━━━━━ Source data ━━━━━

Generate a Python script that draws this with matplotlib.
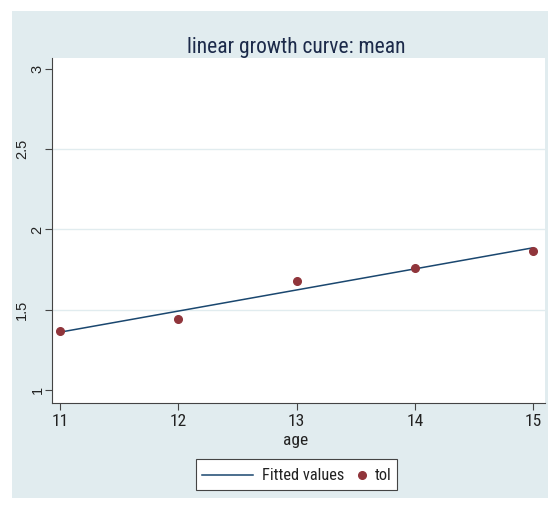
import numpy as np
import matplotlib.pyplot as plt
from matplotlib.patches import Rectangle
from matplotlib.lines import Line2D
from matplotlib import transforms

plt.rcParams['font.family'] = ['Roboto Condensed', 'Liberation Sans', 'DejaVu Sans']

# mean tolerance by age
age = [11, 12, 13, 14, 15]
tol = [1.368, 1.442, 1.679, 1.760, 1.866]
yticks = [1, 1.5, 2, 2.5, 3]
xticks = [11, 12, 13, 14, 15]

# linear fit for the "Fitted values" line
slope, intercept = np.polyfit(age, tol, 1)
fitted = [intercept + slope * a for a in age]

navy = '#1a476f'
maroon = '#90353b'
bg = '#e1ecef'
ink = '#222222'
W, H = 552, 509


def fx(px):
    return px / W


def fy(py):
    return 1 - py / H


fig = plt.figure(figsize=(W / 100, H / 100), dpi=100)
fig.patch.set_facecolor('white')
fig.patches.append(Rectangle((fx(12), fy(498)), fx(536), 487 / H,
                             transform=fig.transFigure, facecolor=bg,
                             edgecolor='none', zorder=-10))

ax = fig.add_axes([fx(52), fy(403), fx(493), 345 / H])
ax.set_facecolor('white')

for v in yticks[1:-1]:
    ax.axhline(v, color=bg, lw=1.0, zorder=0)

ax.plot(age, fitted, color=navy, lw=1.1, zorder=2)
ax.plot(age, tol, 'o', color=maroon, ms=5.5, zorder=3)

ax.set_xlim(10.932, 15.101)
ax.set_ylim(0.919, 3.068)
ax.set_xticks(xticks)
ax.set_yticks(yticks)
ax.set_yticklabels([])
ax.tick_params(axis='both', direction='out', length=5, width=0.8,
               color='#444444', labelsize=12.5, labelcolor=ink)
ax.tick_params(axis='x', pad=3)

# rotated y labels: short labels sit closer to the axis
ylab_tr = transforms.blended_transform_factory(fig.transFigure, ax.transData)
for v in yticks:
    s = f'{v:g}'
    xc = 37.5 if len(s) == 1 else 22
    ax.text(fx(xc), v, s, transform=ylab_tr, rotation=90, ha='center',
            va='center', fontsize=10.5, color=ink, family='Liberation Sans')

for s in ['top', 'right']:
    ax.spines[s].set_visible(False)
for s in ['left', 'bottom']:
    ax.spines[s].set_color('#444444')
    ax.spines[s].set_linewidth(0.8)

fig.text(fx(296.5), fy(53), 'linear growth curve: mean', ha='center',
         va='baseline', fontsize=15.5, color='#1c2a4a')
fig.text(fx(296), fy(440), 'age', ha='center', va='center',
         fontsize=12.5, color=ink)

# legend box below the axis title
fig.patches.append(Rectangle((fx(196), fy(490)), fx(201), 31 / H,
                             transform=fig.transFigure, facecolor='white',
                             edgecolor='#444444', lw=0.8))
fig.add_artist(Line2D([fx(202), fx(253)], [fy(475), fy(475)],
                      transform=fig.transFigure, color=navy, lw=1.1))
fig.add_artist(Line2D([fx(362)], [fy(475)], transform=fig.transFigure,
                      ls='none', marker='o', color=maroon, ms=5.5))
fig.text(fx(262), fy(475), 'Fitted values', ha='left', va='center',
         fontsize=11.8, color=ink)
fig.text(fx(375), fy(475), 'tol', ha='left', va='center',
         fontsize=11.8, color=ink)

fig.savefig('out.png', dpi=100)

━━━━━

Your instructions: All of the material above should be reproduced exactly, except the pictures.

Exercise response:
Generate a Python script that draws this with matplotlib.
import numpy as np
import matplotlib.pyplot as plt
from matplotlib.patches import Rectangle
from matplotlib.lines import Line2D
from matplotlib import transforms

plt.rcParams['font.family'] = ['Roboto Condensed', 'Liberation Sans', 'DejaVu Sans']

# mean tolerance by age
age = [11, 12, 13, 14, 15]
tol = [1.368, 1.442, 1.679, 1.760, 1.866]
yticks = [1, 1.5, 2, 2.5, 3]
xticks = [11, 12, 13, 14, 15]

# linear fit for the "Fitted values" line
slope, intercept = np.polyfit(age, tol, 1)
fitted = [intercept + slope * a for a in age]

navy = '#1a476f'
maroon = '#90353b'
bg = '#e1ecef'
ink = '#222222'
W, H = 552, 509


def fx(px):
    return px / W


def fy(py):
    return 1 - py / H


fig = plt.figure(figsize=(W / 100, H / 100), dpi=100)
fig.patch.set_facecolor('white')
fig.patches.append(Rectangle((fx(12), fy(498)), fx(536), 487 / H,
                             transform=fig.transFigure, facecolor=bg,
                             edgecolor='none', zorder=-10))

ax = fig.add_axes([fx(52), fy(403), fx(493), 345 / H])
ax.set_facecolor('white')

for v in yticks[1:-1]:
    ax.axhline(v, color=bg, lw=1.0, zorder=0)

ax.plot(age, fitted, color=navy, lw=1.1, zorder=2)
ax.plot(age, tol, 'o', color=maroon, ms=5.5, zorder=3)

ax.set_xlim(10.932, 15.101)
ax.set_ylim(0.919, 3.068)
ax.set_xticks(xticks)
ax.set_yticks(yticks)
ax.set_yticklabels([])
ax.tick_params(axis='both', direction='out', length=5, width=0.8,
               color='#444444', labelsize=12.5, labelcolor=ink)
ax.tick_params(axis='x', pad=3)

# rotated y labels: short labels sit closer to the axis
ylab_tr = transforms.blended_transform_factory(fig.transFigure, ax.transData)
for v in yticks:
    s = f'{v:g}'
    xc = 37.5 if len(s) == 1 else 22
    ax.text(fx(xc), v, s, transform=ylab_tr, rotation=90, ha='center',
            va='center', fontsize=10.5, color=ink, family='Liberation Sans')

for s in ['top', 'right']:
    ax.spines[s].set_visible(False)
for s in ['left', 'bottom']:
    ax.spines[s].set_color('#444444')
    ax.spines[s].set_linewidth(0.8)

fig.text(fx(296.5), fy(53), 'linear growth curve: mean', ha='center',
         va='baseline', fontsize=15.5, color='#1c2a4a')
fig.text(fx(296), fy(440), 'age', ha='center', va='center',
         fontsize=12.5, color=ink)

# legend box below the axis title
fig.patches.append(Rectangle((fx(196), fy(490)), fx(201), 31 / H,
                             transform=fig.transFigure, facecolor='white',
                             edgecolor='#444444', lw=0.8))
fig.add_artist(Line2D([fx(202), fx(253)], [fy(475), fy(475)],
                      transform=fig.transFigure, color=navy, lw=1.1))
fig.add_artist(Line2D([fx(362)], [fy(475)], transform=fig.transFigure,
                      ls='none', marker='o', color=maroon, ms=5.5))
fig.text(fx(262), fy(475), 'Fitted values', ha='left', va='center',
         fontsize=11.8, color=ink)
fig.text(fx(375), fy(475), 'tol', ha='left', va='center',
         fontsize=11.8, color=ink)

fig.savefig('out.png', dpi=100)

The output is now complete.